Sunshine, flowing booze, a green agenda, minimal clothing on beautiful people, tasty organic food, top quality local music; the Rise and Shine festival was an absolute winner on its debut. The one thing that I would have changed about the fest was that it lasted only one day.

It ticked all the boxes you want ticked when attending an acoustic day festival. I’ve attended similar events as well as various other debuting festivals and Rise and Shine did not suffer from the pitfalls that many others have.

There were no toilet issues, no irritating lines at the food stalls or bars, hardly any sound issues, and no bad vibes amongst the happy hippie tree huggers that came out (where are the people who dress like this on regular days?)

Noodle Dance

Without any hassles we could enjoy what we all forked R200 out for: the music.

And it was great. The highlight was what I saw as a coming of age for Naming James. I have been keeping an eye on Jamie’s career and this was without doubt his best performance that I have seen.

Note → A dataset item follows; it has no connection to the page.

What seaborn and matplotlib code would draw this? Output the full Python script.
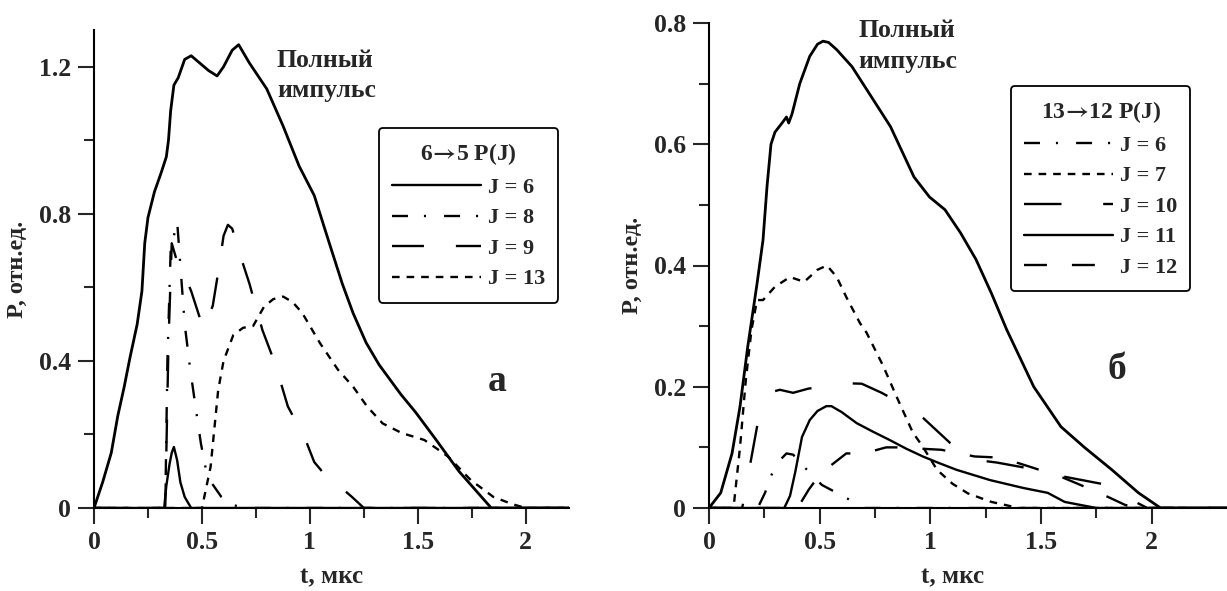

His guitar work was accurate, particularly on ‘Butcher’s Knife’, his raspy voice on key and his renditions of his songs – perhaps unnoticed by a few – were nicely changed up, offering those who are familiar with his work a different angle to view them from. The biggest compliment I can give him is that on this day he outshone his more illustrious contemporaries.

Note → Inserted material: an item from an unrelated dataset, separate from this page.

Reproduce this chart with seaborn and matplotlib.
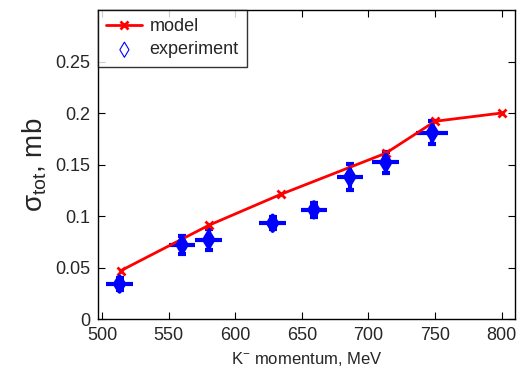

That is not to say that he was the lone light. Some Grow Young are an extremely talented duo. The left/right hand combination adds a nice little twist to their cohesive partnership the same way Hashim Amla and Greame Smith do. But like our Protea heroes these guys deliver. Keep an eye on them.

Tidal Waves were their usual jammy chilled selves and their rendition of ‘Redemption Song’ was beautiful. It was also the one song that everyone in the audience knew the words to.

Tidal Waves

Jeremy Loops became the first person in history to get a group of people who were not toddlers jamming to ‘Row Row Row Your Boat’. It was too cool and just summed up the sun-shiney, feel good vibes this oak from Cape Town makes you feel when you jam along with him live. You could say that his music lacks something without the spectacle of watching him live, that his guitar work is perhaps not as good as his harmonica or beat box and his lyrics are not as thought provoking as they could be. But wow he is a top quality live act!

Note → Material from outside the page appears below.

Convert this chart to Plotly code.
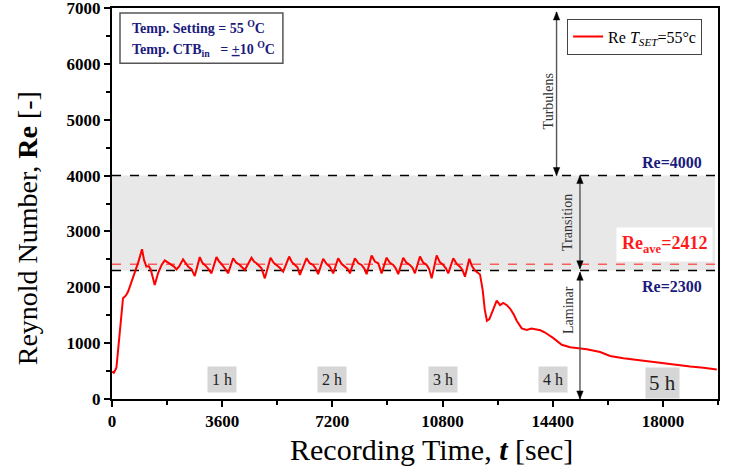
import plotly.graph_objects as go

# ---------------- data ----------------
time_s = [0, 60, 144, 250, 360, 450, 523, 640, 742, 860,
          981, 1050, 1125, 1200, 1265, 1330, 1396, 1504, 1620, 1723,
          1830, 1942, 2030, 2106, 2200, 2322, 2400, 2485, 2600, 2704,
          2868, 2950, 3031, 3150, 3250, 3414, 3500, 3577, 3700, 3793,
          3957, 4060, 4176, 4339, 4558, 4640, 4722, 4885, 4993, 5180,
          5280, 5376, 5480, 5592, 5788, 5880, 5974, 6060, 6138, 6357,
          6460, 6573, 6650, 6736, 6900, 7010, 7119, 7227, 7390, 7500,
          7609, 7700, 7773, 7936, 8050, 8155, 8240, 8319, 8482, 8590,
          8698, 8809, 8973, 9080, 9189, 9270, 9352, 9516, 9620, 9735,
          9820, 9898, 10062, 10170, 10281, 10360, 10444, 10608, 10710, 10824,
          10910, 10987, 11151, 11260, 11370, 11450, 11533, 11674, 11760, 11860,
          12024, 12112, 12180, 12250, 12330, 12406, 12490, 12570, 12678, 12786,
          12900, 13005, 13120, 13224, 13387, 13551, 13700, 13878, 14000, 14149,
          14421, 14695, 14967, 15240, 15513, 15948, 16275, 16710, 17256, 17802,
          18345, 18891, 19326, 19762]
re_vals = [490, 470, 560, 1200, 1805, 1850, 1920, 2100, 2250, 2450,
           2680, 2480, 2370, 2380, 2320, 2150, 2040, 2250, 2400, 2480,
           2440, 2400, 2370, 2320, 2380, 2500, 2430, 2370, 2320, 2200,
           2540, 2440, 2400, 2330, 2250, 2540, 2460, 2420, 2330, 2250,
           2520, 2440, 2400, 2310, 2530, 2460, 2430, 2340, 2160, 2530,
           2440, 2400, 2350, 2280, 2550, 2450, 2410, 2360, 2220, 2520,
           2430, 2400, 2340, 2235, 2510, 2420, 2370, 2250, 2520, 2420,
           2370, 2330, 2250, 2520, 2430, 2400, 2340, 2235, 2570, 2460,
           2430, 2250, 2530, 2440, 2400, 2340, 2235, 2530, 2440, 2400,
           2350, 2250, 2550, 2440, 2400, 2330, 2160, 2570, 2450, 2400,
           2340, 2250, 2520, 2420, 2370, 2310, 2190, 2510, 2380, 2300,
           2230, 1950, 1600, 1400, 1430, 1540, 1680, 1760, 1680, 1720,
           1680, 1620, 1520, 1400, 1265, 1235, 1260, 1250, 1230, 1190,
           1090, 970, 925, 910, 890, 840, 770, 730, 690, 650,
           610, 580, 560, 530]

re_turbulent = 4000
re_laminar = 2300
re_average = 2412
x_ticks = [0, 3600, 7200, 10800, 14400, 18000]
x_ticktext = ["0", "3600", "7200", "10800", "14400", "18000"]
y_ticks = [0, 1000, 2000, 3000, 4000, 5000, 6000, 7000]
y_ticktext = ["0", "1000", "2000", "3000", "4000", "5000", "6000", "7000"]
hour_pos = [3600, 7200, 10800, 14400, 18000]
hour_labels = ["1 h", "2 h", "3 h", "4 h", "5 h"]
series_name = "Re <i>T</i><sub><i>SET</i></sub>=55°c"

FONT = "Liberation Serif, Times New Roman, serif"
NAVY = "#1b1b7d"
X_MAX = 19800
Y_MAX = 7000

fig = go.Figure()
fig.add_trace(go.Scatter(x=time_s, y=re_vals, mode="lines", name=series_name,
                         line=dict(color="#ff0000", width=2), showlegend=True))

shapes = []
# transition band
shapes.append(dict(type="rect", xref="paper", yref="y", x0=0, x1=0.995,
                   y0=re_laminar, y1=re_turbulent, fillcolor="#e8e8e8",
                   line=dict(width=0), layer="below"))
for yv, col in [(re_turbulent, "black"), (re_laminar, "black"), (re_average, "#ff5a5a")]:
    shapes.append(dict(type="line", xref="paper", yref="y", x0=0, x1=1, y0=yv, y1=yv,
                       line=dict(color=col, width=1.5, dash="dash"), layer="below"))
# info box top-left
shapes.append(dict(type="rect", xref="paper", yref="paper", x0=0.0132, x1=0.282,
                   y0=0.859, y1=0.987, fillcolor="white",
                   line=dict(color="#555555", width=1.5), layer="above"))

# regime arrows (double headed): line + two triangular heads
HEAD_H = 8 * Y_MAX / 391.0    # 8 px tall head
HEAD_W = 3.2 * X_MAX / 606.0  # 3.2 px half width
arrows = [(14525, re_turbulent, 6930), (15290, 2330, re_turbulent), (15290, 0, 2270)]
for ax_x, y_lo, y_hi in arrows:
    shapes.append(dict(type="line", xref="x", yref="y", x0=ax_x, x1=ax_x, y0=y_lo, y1=y_hi,
                       line=dict(color="#555555", width=1.4)))
    for tip, d in [(y_lo, 1), (y_hi, -1)]:
        base = tip + d * HEAD_H
        shapes.append(dict(type="path", xref="x", yref="y",
                           path=f"M {ax_x - HEAD_W},{base} L {ax_x + HEAD_W},{base} L {ax_x},{tip} Z",
                           fillcolor="black", line=dict(color="black", width=0.5)))

ann = []
ann.append(dict(xref="paper", yref="paper", x=0.0297, y=0.952, xanchor="left", yanchor="middle",
                text="<b>Temp. Setting = 55 <sup>O</sup>C</b>", showarrow=False,
                font=dict(family=FONT, size=14, color=NAVY)))
ann.append(dict(xref="paper", yref="paper", x=0.0297, y=0.895, xanchor="left", yanchor="middle",
                text="<b>Temp. CTB<sub>in</sub>\u00a0\u00a0\u00a0= <u>+</u>10 <sup>O</sup>C</b>", showarrow=False,
                font=dict(family=FONT, size=14, color=NAVY)))

# right-side labels
ann.append(dict(x=19330, y=4229, xanchor="right", yanchor="middle", showarrow=False,
                text="<b>Re=4000</b>", font=dict(family=FONT, size=16, color=NAVY)))
ann.append(dict(x=19330, y=2007, xanchor="right", yanchor="middle", showarrow=False,
                text="<b>Re=2300</b>", font=dict(family=FONT, size=16, color=NAVY)))
ann.append(dict(x=18040, y=2760, xanchor="center", yanchor="middle", showarrow=False,
                text="<b>Re<sub>ave</sub>=2412</b>", bgcolor="white", borderpad=5,
                font=dict(family=FONT, size=18, color="#ff1a1a")))

for txt, xv, yv in [("Turbulens", 14250, 5330), ("Transition", 14885, 3163), ("Laminar", 14934, 1595)]:
    ann.append(dict(x=xv, y=yv, text=txt, textangle=-90, showarrow=False,
                    xanchor="center", yanchor="middle",
                    font=dict(family=FONT, size=14, color="#333333")))

# hour labels
for i, (hp, hl) in enumerate(zip(hour_pos, hour_labels)):
    big = i == len(hour_pos) - 1
    ann.append(dict(x=hp, y=287 if big else 358, text=hl, showarrow=False,
                    xanchor="center", yanchor="middle", bgcolor="#d6d6d6",
                    borderpad=3 if big else 4,
                    font=dict(family=FONT, size=21 if big else 16, color="#222222")))

# axis titles
ann.append(dict(xref="paper", yref="paper", x=-0.140, y=0.437, textangle=-90,
                xanchor="center", yanchor="middle", showarrow=False,
                text="Reynold Number, <b>Re</b> [-]",
                font=dict(family=FONT, size=28, color="black")))
ann.append(dict(xref="paper", yref="paper", x=0.527, y=-0.130,
                xanchor="center", yanchor="middle", showarrow=False,
                text="Recording Time, <b><i>t</i></b> [sec]",
                font=dict(family=FONT, size=30, color="black")))

tickfont = dict(family=FONT, size=17, color="black", weight="bold")

fig.update_layout(
    width=732, height=470,
    margin=dict(l=112, r=14, t=8, b=71, autoexpand=False),
    paper_bgcolor="white", plot_bgcolor="white",
    shapes=shapes, annotations=ann,
    showlegend=True,
    legend=dict(x=0.751, y=0.973, xanchor="left", yanchor="top",
                bgcolor="white", bordercolor="#444444", borderwidth=1,
                font=dict(family=FONT, size=16, color="black")),
    xaxis=dict(range=[0, X_MAX], tickvals=x_ticks, ticktext=x_ticktext, ticks="outside",
               ticklen=6, tickwidth=1.5, automargin=False, ticklabeloverflow="allow",
               tickcolor="black", showline=True, linewidth=2, linecolor="black", mirror=True,
               showgrid=False, zeroline=False, tickfont=tickfont,
               minor=dict(dtick=1800, tick0=0, ticks="outside", ticklen=4, tickwidth=1.5,
                          tickcolor="black", showgrid=False)),
    xaxis2=dict(range=[0, X_MAX], overlaying="x", side="top", tickvals=x_ticks,
                ticks="inside", ticklen=5, tickwidth=1.2, tickcolor="black", automargin=False,
                showticklabels=False, showgrid=False, zeroline=False, showline=False,
                minor=dict(dtick=1800, tick0=0, ticks="inside", ticklen=3, tickwidth=1.2,
                           tickcolor="black", showgrid=False)),
    yaxis=dict(range=[0, Y_MAX], tickvals=y_ticks, ticktext=y_ticktext, ticks="outside",
               ticklen=6, tickwidth=1.5, automargin=False, ticklabeloverflow="allow",
               tickcolor="black", showline=True, linewidth=2, linecolor="black", mirror=True,
               showgrid=False, zeroline=False, tickfont=tickfont,
               minor=dict(dtick=500, tick0=0, ticks="outside", ticklen=4, tickwidth=1.5,
                          tickcolor="black", showgrid=False)),
)

fig.write_html("out.html", config={"displayModeBar": False},
               post_script="document.body.style.margin='0';")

Shadowclub rounded the show off with the most stripped down performance I’ve seen them do. I loved it. The guitar was crisp without the usual distortion and it really worked well with haunting, floating vocals. Isaac Klawansky looked a bit lost without his high energy drumming, instead toning it down with a small kick-drum and a tambourine. I liked the sound he made, as the ‘chk’ sound that you need for an acoustic stage was nicely provided with the tambourine as opposed to a slapping technique on a guitar but the lanky tattooed drummer at times looked like he would rather have been somewhere else.


As a festival, I loved Rise and Shine, it represented a perfect day out. A flawless display from the organisers deserves a mention and it is a clear indication that events of this nature are starting to get the attention that they deserve.